Rabu 19 Jun 2019 17:57 WIB

Uji Balistik Belum Simpulkan Jenis Senjata Terkait 21-22 Mei

Polri menegaskan peluru yang digunakan aparat saat 21-22 Mei bukan peluru tajam.

Rep: Bambang Noroyono/ Red: Muhammad Hafil
Karopenmas Divisi Humas Polri Brigjen Pol Dedi Prasetyo di Mabes  Polri, Jakarta Selatan, Kamis (20/12).
Foto: Republika/Ijal Rosikhul Ilmi
Karopenmas Divisi Humas Polri Brigjen Pol Dedi Prasetyo di Mabes Polri, Jakarta Selatan, Kamis (20/12).

REPUBLIKA.CO.ID, JAKARTA —  Tim investigasi Mabes Polri masih kesulitan menemukan jenis senjata yang digunakan menembak korban kerusuhan 21-22 Mei 2019. Uji balistik dari proyektil yang ditemukan dari sejumlah korban penembakan sudah dilakukan.
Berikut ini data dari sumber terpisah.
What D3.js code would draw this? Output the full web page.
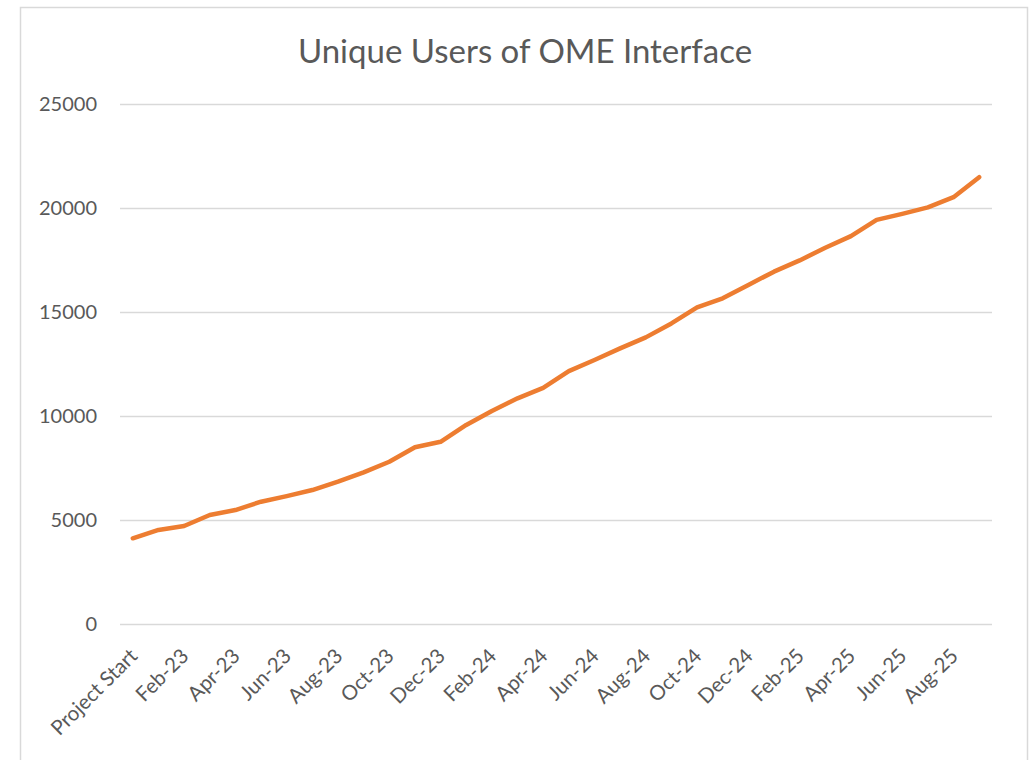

Namun, hasil dari pusat laboratorium (puslabfor) belum mengarah pada kesimpulan jenis senjata yang digunakan untuk menyasar para korban kerusuhan pasca-Pilpres 2019.

Baca Juga

“Untuk uji balistik dari proyektil yang ditemukansudah dilakukan. Cuma senjata yang digunakan untuk menembakkan itu masih didalami,” kata Karo Penmas Mabes Polri Dedi Prasetyo, saat ditemui wartawan di Gedung Humas Mabes Polri, Jakarta, Rabu (19/6). Ia mengungkapkan, tim uji balistik memiliki tiga proyektil yang diambil dari para korban kerusuhan.
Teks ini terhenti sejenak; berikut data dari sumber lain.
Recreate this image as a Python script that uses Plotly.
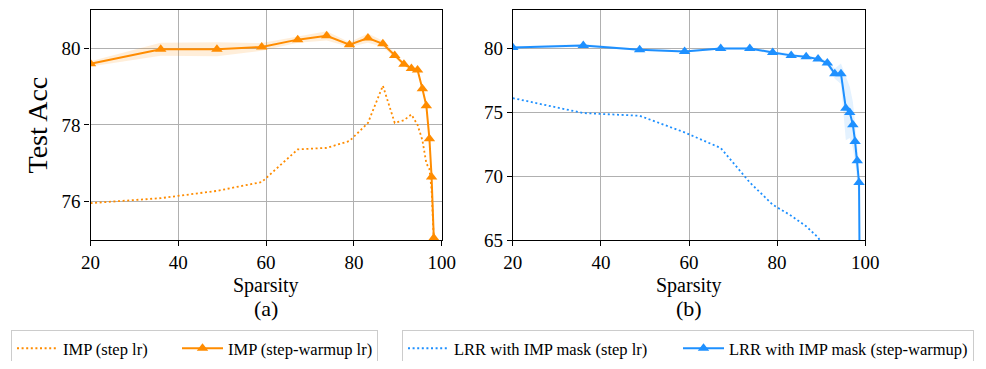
import plotly.graph_objects as go

# ---------------- data ----------------
sparsity = [20.0, 36.0, 48.8, 59.0, 67.2, 73.8, 79.0, 83.2, 86.6, 89.3,
            91.4, 93.1, 94.5, 95.6, 96.5, 97.2, 97.7, 98.2]
imp_step = [75.96, 76.09, 76.28, 76.51, 77.36, 77.40, 77.58, 78.05, 79.02, 78.05,
            78.12, 78.27, 78.00, 77.60, 77.00, 76.85, 76.30, 75.00]
imp_warmup = [79.59, 79.97, 79.97, 80.03, 80.22, 80.32, 80.09, 80.26, 80.11, 79.81,
              79.58, 79.47, 79.43, 78.94, 78.50, 77.64, 76.64, 75.05]
imp_warmup_std = [0.07, 0.17, 0.18, 0.10, 0.08, 0.12, 0.06, 0.12, 0.08, 0.06,
                  0.05, 0.05, 0.05, 0.06, 0.07, 0.08, 0.10, 0.10]

lrr_sparsity = [20.0, 36.0, 48.8, 59.0, 67.2, 73.8, 79.0, 83.2, 86.6, 89.3,
                91.4, 93.1, 94.5, 95.6, 96.5, 97.2, 97.7, 98.2, 98.6, 98.8]
lrr_warmup = [80.05, 80.20, 79.87, 79.74, 79.97, 79.97, 79.66, 79.43, 79.32, 79.14,
              78.83, 78.00, 78.00, 75.30, 74.97, 74.00, 72.70, 71.20, 69.50, 60.00]
lrr_warmup_std = [0.08, 0.12, 0.08, 0.08, 0.08, 0.10, 0.12, 0.15, 0.12, 0.12,
                  0.20, 0.40, 0.80, 2.50, 2.00, 1.80, 1.50, 1.50, 1.50, 1.50]
lrr_step_sparsity = [20.0, 36.0, 48.8, 59.0, 67.2, 73.8, 79.0, 83.2, 86.6, 89.3, 91.4]
lrr_step = [76.09, 74.92, 74.71, 73.41, 72.19, 69.50, 67.76, 66.90, 66.07, 65.20, 64.00]

x_ticks = [20, 40, 60, 80, 100]
left_y_ticks = [76, 78, 80]
right_y_ticks = [65, 70, 75, 80]

ORANGE = "#FF8C00"
BLUE = "#1E90FF"
FONT = "Liberation Serif"
PAGE_W, PAGE_H = 986, 369
BODY = 8  # default page margin of the html body
W, H = PAGE_W - 2 * BODY, PAGE_H - 2 * BODY


def px(x):
    return (x - BODY) / W


def py(y):
    return 1 - (y - BODY) / H


fig = go.Figure()


def band(xs, mean, std, color, xa, ya):
    upper = [m + s for m, s in zip(mean, std)]
    lower = [m - s for m, s in zip(mean, std)]
    fig.add_trace(go.Scatter(x=xs, y=upper, mode="lines", line=dict(width=0),
                             showlegend=False, hoverinfo="skip", xaxis=xa, yaxis=ya))
    fig.add_trace(go.Scatter(x=xs, y=lower, mode="lines", line=dict(width=0),
                             fill="tonexty", fillcolor=color, showlegend=False,
                             hoverinfo="skip", xaxis=xa, yaxis=ya))


# Left panel
fig.add_trace(go.Scatter(x=sparsity, y=imp_step, mode="lines", name="IMP (step lr)",
                         line=dict(color=ORANGE, width=1.8, dash="2px,2.6px"),
                         xaxis="x", yaxis="y", legend="legend", legendwidth=109))
band(sparsity, imp_warmup, imp_warmup_std, "rgba(255,140,0,0.15)", "x", "y")
fig.add_trace(go.Scatter(x=sparsity, y=imp_warmup, mode="lines+markers",
                         name="IMP (step-warmup lr)",
                         line=dict(color=ORANGE, width=2),
                         marker=dict(symbol="triangle-up", size=10, color=ORANGE),
                         xaxis="x", yaxis="y", legend="legend", legendwidth=144))

# Right panel
fig.add_trace(go.Scatter(x=lrr_step_sparsity, y=lrr_step, mode="lines",
                         name="LRR with IMP mask (step lr)",
                         line=dict(color=BLUE, width=1.8, dash="2px,2.6px"),
                         xaxis="x2", yaxis="y2", legend="legend2", legendwidth=219))
band(lrr_sparsity, lrr_warmup, lrr_warmup_std, "rgba(30,144,255,0.12)", "x2", "y2")
fig.add_trace(go.Scatter(x=lrr_sparsity, y=lrr_warmup, mode="lines+markers",
                         name="LRR with IMP mask (step-warmup)",
                         line=dict(color=BLUE, width=2),
                         marker=dict(symbol="triangle-up", size=10, color=BLUE),
                         xaxis="x2", yaxis="y2", legend="legend2", legendwidth=239))

axis_common = dict(showline=True, mirror=True, linecolor="black", linewidth=1.2,
                   ticks="outside", ticklen=5, tickwidth=1, tickcolor="black",
                   showgrid=True, gridcolor="#b0b0b0", gridwidth=1, zeroline=False,
                   automargin=False,
                   tickfont=dict(family=FONT, size=19, color="black"))

legend_common = dict(xanchor="left", yanchor="top", orientation="h",
                     traceorder="normal", bordercolor="#cccccc", borderwidth=1,
                     bgcolor="white", itemwidth=41,
                     font=dict(family=FONT, size=16.5, color="black"))

y_dom = [py(240), py(9.7)]
fig.update_layout(
    width=W, height=H,
    margin=dict(l=0, r=0, t=0, b=0, autoexpand=False),
    paper_bgcolor="white", plot_bgcolor="white",
    font=dict(family=FONT, color="black"),
    xaxis=dict(domain=[px(90.5), px(441.7)], range=[20, 100], tickvals=x_ticks,
               anchor="y", **axis_common),
    yaxis=dict(domain=y_dom, range=[75, 81], tickvals=left_y_ticks, anchor="x",
               **axis_common),
    xaxis2=dict(domain=[px(512.8), px(865.2)], range=[20, 100], tickvals=x_ticks,
                anchor="y2", **axis_common),
    yaxis2=dict(domain=y_dom, range=[65, 83], tickvals=right_y_ticks, anchor="x2",
                **axis_common),
    legend=dict(x=px(11), y=py(330), **legend_common),
    legend2=dict(x=px(402), y=py(330), **legend_common),
    showlegend=True,
)

annots = [
    dict(text="Test Acc", x=px(37.5), y=py(125), textangle=-90, size=28),
    dict(text="Sparsity", x=px(266), y=py(285), size=20),
    dict(text="(a)", x=px(266), y=py(308), size=22),
    dict(text="Sparsity", x=px(689), y=py(285), size=20),
    dict(text="(b)", x=px(689), y=py(308), size=22),
]
for a in annots:
    fig.add_annotation(xref="paper", yref="paper", showarrow=False,
                       xanchor="center", yanchor="middle",
                       text=a["text"], x=a["x"], y=a["y"],
                       textangle=a.get("textangle", 0),
                       font=dict(family=FONT, color="black", size=a["size"]))

fig.write_html("out.html")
Yaitu, peluru dengan kaliber 5,56 milimeter, dan 9,00 mm. Dua proyektil 5,56 mm dari beberapa korban yang meninggal dunia. Dan proyektil 9,00 mm dari korban penembakan yang selamat. Akan tetapi, kata Dedi, untuk proyektil 9,00 mm tim uji balistik kesulitan dalam pengujian. “Yang sembilan milimeter itu, tingkat kerusakannya cukup parah. Pecah. Sehingga, untuk menguji alur (keluarnya peluru dari senjata), itu ada sedikit kendala,” kata Dedi.
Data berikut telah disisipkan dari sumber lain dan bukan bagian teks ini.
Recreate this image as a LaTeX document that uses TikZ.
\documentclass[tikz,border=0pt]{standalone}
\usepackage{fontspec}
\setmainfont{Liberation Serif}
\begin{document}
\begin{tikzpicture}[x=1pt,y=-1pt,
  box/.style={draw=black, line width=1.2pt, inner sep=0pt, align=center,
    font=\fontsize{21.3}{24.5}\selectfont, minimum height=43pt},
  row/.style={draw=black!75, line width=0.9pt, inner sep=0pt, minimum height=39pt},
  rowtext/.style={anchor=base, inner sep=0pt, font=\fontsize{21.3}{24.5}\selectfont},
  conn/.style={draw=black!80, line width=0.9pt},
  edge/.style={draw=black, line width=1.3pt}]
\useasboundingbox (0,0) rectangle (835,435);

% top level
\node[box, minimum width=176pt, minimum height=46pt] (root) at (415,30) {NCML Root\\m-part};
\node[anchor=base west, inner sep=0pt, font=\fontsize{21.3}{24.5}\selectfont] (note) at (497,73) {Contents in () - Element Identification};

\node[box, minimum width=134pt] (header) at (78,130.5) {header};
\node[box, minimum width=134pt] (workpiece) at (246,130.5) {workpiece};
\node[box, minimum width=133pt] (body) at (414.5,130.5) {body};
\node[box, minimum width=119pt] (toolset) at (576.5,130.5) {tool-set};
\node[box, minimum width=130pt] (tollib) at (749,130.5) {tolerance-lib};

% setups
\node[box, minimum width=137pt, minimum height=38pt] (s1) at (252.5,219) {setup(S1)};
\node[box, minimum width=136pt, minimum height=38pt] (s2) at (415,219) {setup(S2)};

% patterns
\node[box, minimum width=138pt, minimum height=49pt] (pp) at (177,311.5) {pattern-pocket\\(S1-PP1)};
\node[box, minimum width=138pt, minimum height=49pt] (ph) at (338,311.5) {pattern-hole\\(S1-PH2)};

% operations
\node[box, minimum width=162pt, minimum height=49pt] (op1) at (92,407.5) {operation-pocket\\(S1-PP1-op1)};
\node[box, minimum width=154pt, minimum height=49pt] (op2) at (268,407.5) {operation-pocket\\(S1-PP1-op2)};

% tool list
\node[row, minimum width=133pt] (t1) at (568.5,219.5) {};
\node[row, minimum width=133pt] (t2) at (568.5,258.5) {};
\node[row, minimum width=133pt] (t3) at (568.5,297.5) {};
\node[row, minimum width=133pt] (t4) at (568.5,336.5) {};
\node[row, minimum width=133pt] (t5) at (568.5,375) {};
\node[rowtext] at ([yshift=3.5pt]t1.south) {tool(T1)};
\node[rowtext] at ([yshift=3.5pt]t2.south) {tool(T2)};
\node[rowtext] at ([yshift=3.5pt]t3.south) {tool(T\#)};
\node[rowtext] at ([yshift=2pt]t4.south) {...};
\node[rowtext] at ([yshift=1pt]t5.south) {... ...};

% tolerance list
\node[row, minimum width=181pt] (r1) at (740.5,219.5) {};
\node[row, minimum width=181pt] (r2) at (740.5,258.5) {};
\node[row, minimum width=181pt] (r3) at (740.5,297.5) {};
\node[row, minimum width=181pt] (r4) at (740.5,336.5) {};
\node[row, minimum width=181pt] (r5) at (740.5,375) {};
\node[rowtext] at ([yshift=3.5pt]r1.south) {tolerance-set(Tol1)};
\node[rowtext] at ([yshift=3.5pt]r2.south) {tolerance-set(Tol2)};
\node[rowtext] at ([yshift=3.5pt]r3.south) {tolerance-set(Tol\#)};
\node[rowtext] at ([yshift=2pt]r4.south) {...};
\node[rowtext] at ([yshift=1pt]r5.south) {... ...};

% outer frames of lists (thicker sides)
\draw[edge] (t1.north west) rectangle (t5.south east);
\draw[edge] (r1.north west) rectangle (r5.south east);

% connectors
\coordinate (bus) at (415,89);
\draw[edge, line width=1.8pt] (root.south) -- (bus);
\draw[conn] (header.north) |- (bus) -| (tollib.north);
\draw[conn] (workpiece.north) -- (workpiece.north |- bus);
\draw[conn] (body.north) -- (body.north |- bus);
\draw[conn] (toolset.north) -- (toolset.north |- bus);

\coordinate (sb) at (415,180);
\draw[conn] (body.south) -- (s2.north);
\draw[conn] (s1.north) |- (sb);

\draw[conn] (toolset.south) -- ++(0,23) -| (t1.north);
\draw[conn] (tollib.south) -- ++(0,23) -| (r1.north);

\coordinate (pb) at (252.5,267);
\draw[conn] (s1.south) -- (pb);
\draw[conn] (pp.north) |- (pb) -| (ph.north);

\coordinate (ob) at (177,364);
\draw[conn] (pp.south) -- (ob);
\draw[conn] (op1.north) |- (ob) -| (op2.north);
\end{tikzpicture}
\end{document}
Meski demikian, kata Dedi, uji balistik memastikan peluru yang bersarang di tubuh korban tersebut, merupakan jenis amunisi organik, pun mematikan. Dedi mengakui, dua jenis peluru tersebut, pun biasa digunakan pada senjata yang dipakai oleh satuan Polri dan Tentara Nasional Indonesia (TNI). Akan tetapi, Dedi menegaskan, pada saat kerusuhan 21-22 Mei tak ada personel Polri, maupun TNI yang menggunakan senjata api dengan amunisi tajam.

“Perlu saya tegaskan sekali lagi, pasukan pengamanan pada 21-22 Mei, baik Polri dan TNI hanya dilengkapi tameng, pentungan, gas air mata, dan water canon,” ujar dia. Dedi melanjutkan, meski dua jenis peluru itu awam dalam persenjataan personel Polri dan TNI, tetapi  penggunaan amunisi 5,56 mm, dan 9,00 mm tersebut, juga dapat berfungsi pada senjata-senjata rakitan. “Cuma ciri khasnya, kalau itu senjata rakitan, lebih sulit untuk dilakukan uji balistik. Karena senjata rakitan, ada yang memiliki alur, ada yang tidak,” ujar Dedi.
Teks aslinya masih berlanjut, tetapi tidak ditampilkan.